> EXERCISE REQUIREMENTS: Copy out each line exactly; pictures stay out of the copy.

> COLLECTED DATA:
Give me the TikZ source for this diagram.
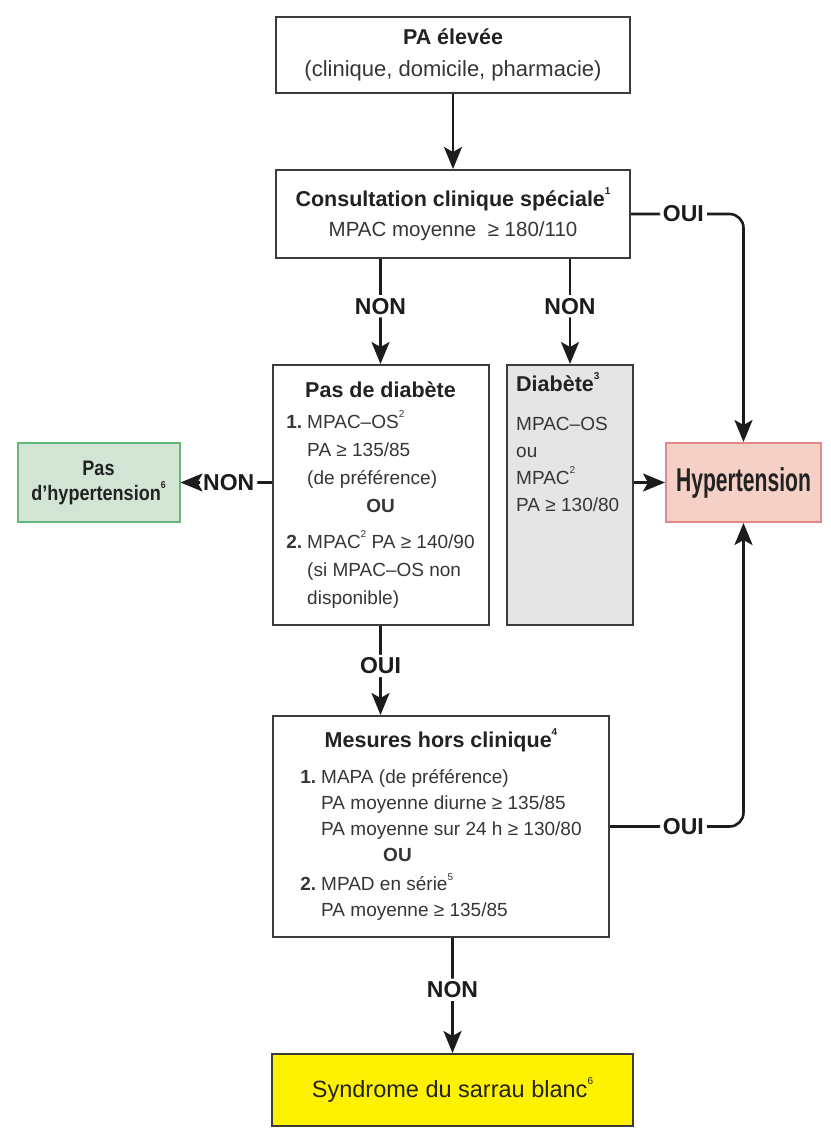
\documentclass[tikz,border=0pt]{standalone}
\usepackage{fontspec}
\setmainfont{Liberation Sans}
\newfontfamily\condfont[FakeStretch=0.64]{Liberation Sans}
\newfontfamily\narrowfont[FakeStretch=0.86]{Liberation Sans}
\usepackage{xcolor}
\usepackage{tikz}
\usetikzlibrary{shapes,arrows.meta}
\definecolor{boxgray}{HTML}{3C3C3C}
\definecolor{linegray}{HTML}{1C1C1C}
\definecolor{txtgray}{HTML}{363636}
\definecolor{titlegray}{HTML}{222222}
\definecolor{diabgray}{HTML}{E5E5E5}
\definecolor{hypfill}{HTML}{F4D0C7}
\definecolor{hypred}{HTML}{E08A8A}
\definecolor{nohypfill}{HTML}{D2E5D5}
\definecolor{nohypgreen}{HTML}{62B878}
\definecolor{syndyellow}{HTML}{FFF200}
\newcommand{\boxtitle}[1]{{\fontsize{21.5}{26}\selectfont\bfseries\color{titlegray}#1}}
\newcommand{\fnote}[1]{\raisebox{0.55em}{\fontsize{10}{10}\selectfont #1}}
\tikzstyle{block} = [rectangle, draw=boxgray, line width=2pt, fill=white, inner sep=0pt, text=txtgray, font=\fontsize{19}{26}\selectfont]
\tikzstyle{txt} = [inner sep=0pt, anchor=north west, text=txtgray, font=\fontsize{19}{27}\selectfont]
\tikzstyle{line} = [draw=linegray, line width=2.6pt, rounded corners=14pt, -{Stealth[length=22pt, width=18pt, inset=5pt]}]
\tikzstyle{answer} = [fill=white, inner sep=3pt, text=linegray, font=\fontsize{23}{23}\selectfont\bfseries]

\begin{document}
\begin{tikzpicture}[node distance=150pt]
    \useasboundingbox (0,0) rectangle (830pt,-1142pt);
    \node [block, minimum width=354pt, minimum height=76pt, align=center] (elevee) at (453pt,-55pt)
        {\boxtitle{PA élevée}\\[6pt]{\fontsize{22}{26}\selectfont(clinique, domicile, pharmacie)}};
    \node [block, below of=elevee, node distance=159pt, minimum width=354pt, minimum height=88pt, align=center] (consult)
        {\boxtitle{Consultation clinique spéciale\fnote{1}}\\[4pt]{\fontsize{20.5}{26}\selectfont MPAC moyenne~ ≥ 180/110}};
    \node [block, below of=consult, node distance=281pt, xshift=-72.5pt, minimum width=216pt, minimum height=260pt, font=\fontsize{19}{28}\selectfont] (nodiab)
        {\begin{tabular}{@{}l@{\hspace{5pt}}l@{}}
        \multicolumn{2}{c}{\boxtitle{Pas de diabète}}\\[3pt]
        \textbf{1.} & MPAC–OS\fnote{2}\\
        & PA ≥ 135/85\\
        & (de préférence)\\
        \multicolumn{2}{c}{\textbf{OU}}\\[8pt]
        \textbf{2.} & MPAC\fnote{2} PA ≥ 140/90\\
        & (si MPAC–OS non\\
        & disponible)
        \end{tabular}};
    \node [block, right of=nodiab, node distance=189.5pt, minimum width=126pt, minimum height=260pt, fill=diabgray] (diab) {};
    \node [txt] (diabtext) at ([xshift=10pt, yshift=-8pt]diab.north west)
        {\begin{tabular}{@{}l@{}}
        \boxtitle{Diabète\fnote{3}}\\[12pt]
        MPAC–OS\\
        ou\\
        MPAC\fnote{2}\\
        PA ≥ 130/80
        \end{tabular}};
    \node [block, right of=diab, node distance=173.5pt, yshift=12.5pt, minimum width=155pt, minimum height=79pt, draw=hypred, fill=hypfill, text=titlegray, font=\fontsize{33}{33}\condfont\bfseries] (hyp)
        {Hypertension};
    \node [block, left of=nodiab, node distance=282pt, yshift=12.5pt, minimum width=162pt, minimum height=79pt, draw=nohypgreen, fill=nohypfill, align=center, text=titlegray, font=\fontsize{21}{25}\narrowfont\bfseries] (nohyp)
        {Pas\\d’hypertension\fnote{6}};
    \node [block, below of=nodiab, node distance=331.5pt, xshift=60.5pt, minimum width=336pt, minimum height=221pt] (mesures)
        {\begin{tabular}{@{}l@{\hspace{5pt}}l@{}}
        \multicolumn{2}{c}{\boxtitle{Mesures hors clinique\fnote{4}}}\\[10pt]
        \textbf{1.} & MAPA (de préférence)\\
        & PA moyenne diurne ≥ 135/85\\
        & PA moyenne sur 24 h ≥ 130/80\\
        & \hspace{62pt}\textbf{OU}\\[3pt]
        \textbf{2.} & MPAD en série\fnote{5}\\
        & PA moyenne ≥ 135/85
        \end{tabular}};
    \node [block, below of=mesures, node distance=263.5pt, xshift=11.5pt, minimum width=361pt, minimum height=72pt, fill=syndyellow, text=titlegray, font=\fontsize{23.5}{26}\selectfont] (synd)
        {Syndrome du sarrau blanc\fnote{6}};

    \path [line] (elevee) -- (consult);
    \path [line] (consult.south -| nodiab) -- node [answer, pos=0.45] {NON} (nodiab);
    \path [line] (consult.south -| diab) -- node [answer, pos=0.45] {NON} (diab);
    \path [line] (consult.east) -| node [answer, pos=0.233] {OUI} (hyp);
    \path [line] (nodiab.south) -- node [answer, pos=0.45] {OUI} (nodiab.south |- mesures.north);
    \path [line] (nodiab.west |- nohyp) -- node [answer, pos=0.47] {NON} (nohyp);
    \path [line] (diab.east |- hyp) -- (hyp);
    \path [line] (mesures.east) -| node [answer, pos=0.275] {OUI} (hyp);
    \path [line] (synd.north |- mesures.south) -- node [answer, pos=0.45] {NON} (synd);
\end{tikzpicture}
\end{document}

> TASK RESPONSE:
Give me the TikZ source for this diagram.
\documentclass[tikz,border=0pt]{standalone}
\usepackage{fontspec}
\setmainfont{Liberation Sans}
\newfontfamily\condfont[FakeStretch=0.64]{Liberation Sans}
\newfontfamily\narrowfont[FakeStretch=0.86]{Liberation Sans}
\usepackage{xcolor}
\usepackage{tikz}
\usetikzlibrary{shapes,arrows.meta}
\definecolor{boxgray}{HTML}{3C3C3C}
\definecolor{linegray}{HTML}{1C1C1C}
\definecolor{txtgray}{HTML}{363636}
\definecolor{titlegray}{HTML}{222222}
\definecolor{diabgray}{HTML}{E5E5E5}
\definecolor{hypfill}{HTML}{F4D0C7}
\definecolor{hypred}{HTML}{E08A8A}
\definecolor{nohypfill}{HTML}{D2E5D5}
\definecolor{nohypgreen}{HTML}{62B878}
\definecolor{syndyellow}{HTML}{FFF200}
\newcommand{\boxtitle}[1]{{\fontsize{21.5}{26}\selectfont\bfseries\color{titlegray}#1}}
\newcommand{\fnote}[1]{\raisebox{0.55em}{\fontsize{10}{10}\selectfont #1}}
\tikzstyle{block} = [rectangle, draw=boxgray, line width=2pt, fill=white, inner sep=0pt, text=txtgray, font=\fontsize{19}{26}\selectfont]
\tikzstyle{txt} = [inner sep=0pt, anchor=north west, text=txtgray, font=\fontsize{19}{27}\selectfont]
\tikzstyle{line} = [draw=linegray, line width=2.6pt, rounded corners=14pt, -{Stealth[length=22pt, width=18pt, inset=5pt]}]
\tikzstyle{answer} = [fill=white, inner sep=3pt, text=linegray, font=\fontsize{23}{23}\selectfont\bfseries]

\begin{document}
\begin{tikzpicture}[node distance=150pt]
    \useasboundingbox (0,0) rectangle (830pt,-1142pt);
    \node [block, minimum width=354pt, minimum height=76pt, align=center] (elevee) at (453pt,-55pt)
        {\boxtitle{PA élevée}\\[6pt]{\fontsize{22}{26}\selectfont(clinique, domicile, pharmacie)}};
    \node [block, below of=elevee, node distance=159pt, minimum width=354pt, minimum height=88pt, align=center] (consult)
        {\boxtitle{Consultation clinique spéciale\fnote{1}}\\[4pt]{\fontsize{20.5}{26}\selectfont MPAC moyenne~ ≥ 180/110}};
    \node [block, below of=consult, node distance=281pt, xshift=-72.5pt, minimum width=216pt, minimum height=260pt, font=\fontsize{19}{28}\selectfont] (nodiab)
        {\begin{tabular}{@{}l@{\hspace{5pt}}l@{}}
        \multicolumn{2}{c}{\boxtitle{Pas de diabète}}\\[3pt]
        \textbf{1.} & MPAC–OS\fnote{2}\\
        & PA ≥ 135/85\\
        & (de préférence)\\
        \multicolumn{2}{c}{\textbf{OU}}\\[8pt]
        \textbf{2.} & MPAC\fnote{2} PA ≥ 140/90\\
        & (si MPAC–OS non\\
        & disponible)
        \end{tabular}};
    \node [block, right of=nodiab, node distance=189.5pt, minimum width=126pt, minimum height=260pt, fill=diabgray] (diab) {};
    \node [txt] (diabtext) at ([xshift=10pt, yshift=-8pt]diab.north west)
        {\begin{tabular}{@{}l@{}}
        \boxtitle{Diabète\fnote{3}}\\[12pt]
        MPAC–OS\\
        ou\\
        MPAC\fnote{2}\\
        PA ≥ 130/80
        \end{tabular}};
    \node [block, right of=diab, node distance=173.5pt, yshift=12.5pt, minimum width=155pt, minimum height=79pt, draw=hypred, fill=hypfill, text=titlegray, font=\fontsize{33}{33}\condfont\bfseries] (hyp)
        {Hypertension};
    \node [block, left of=nodiab, node distance=282pt, yshift=12.5pt, minimum width=162pt, minimum height=79pt, draw=nohypgreen, fill=nohypfill, align=center, text=titlegray, font=\fontsize{21}{25}\narrowfont\bfseries] (nohyp)
        {Pas\\d’hypertension\fnote{6}};
    \node [block, below of=nodiab, node distance=331.5pt, xshift=60.5pt, minimum width=336pt, minimum height=221pt] (mesures)
        {\begin{tabular}{@{}l@{\hspace{5pt}}l@{}}
        \multicolumn{2}{c}{\boxtitle{Mesures hors clinique\fnote{4}}}\\[10pt]
        \textbf{1.} & MAPA (de préférence)\\
        & PA moyenne diurne ≥ 135/85\\
        & PA moyenne sur 24 h ≥ 130/80\\
        & \hspace{62pt}\textbf{OU}\\[3pt]
        \textbf{2.} & MPAD en série\fnote{5}\\
        & PA moyenne ≥ 135/85
        \end{tabular}};
    \node [block, below of=mesures, node distance=263.5pt, xshift=11.5pt, minimum width=361pt, minimum height=72pt, fill=syndyellow, text=titlegray, font=\fontsize{23.5}{26}\selectfont] (synd)
        {Syndrome du sarrau blanc\fnote{6}};

    \path [line] (elevee) -- (consult);
    \path [line] (consult.south -| nodiab) -- node [answer, pos=0.45] {NON} (nodiab);
    \path [line] (consult.south -| diab) -- node [answer, pos=0.45] {NON} (diab);
    \path [line] (consult.east) -| node [answer, pos=0.233] {OUI} (hyp);
    \path [line] (nodiab.south) -- node [answer, pos=0.45] {OUI} (nodiab.south |- mesures.north);
    \path [line] (nodiab.west |- nohyp) -- node [answer, pos=0.47] {NON} (nohyp);
    \path [line] (diab.east |- hyp) -- (hyp);
    \path [line] (mesures.east) -| node [answer, pos=0.275] {OUI} (hyp);
    \path [line] (synd.north |- mesures.south) -- node [answer, pos=0.45] {NON} (synd);
\end{tikzpicture}
\end{document}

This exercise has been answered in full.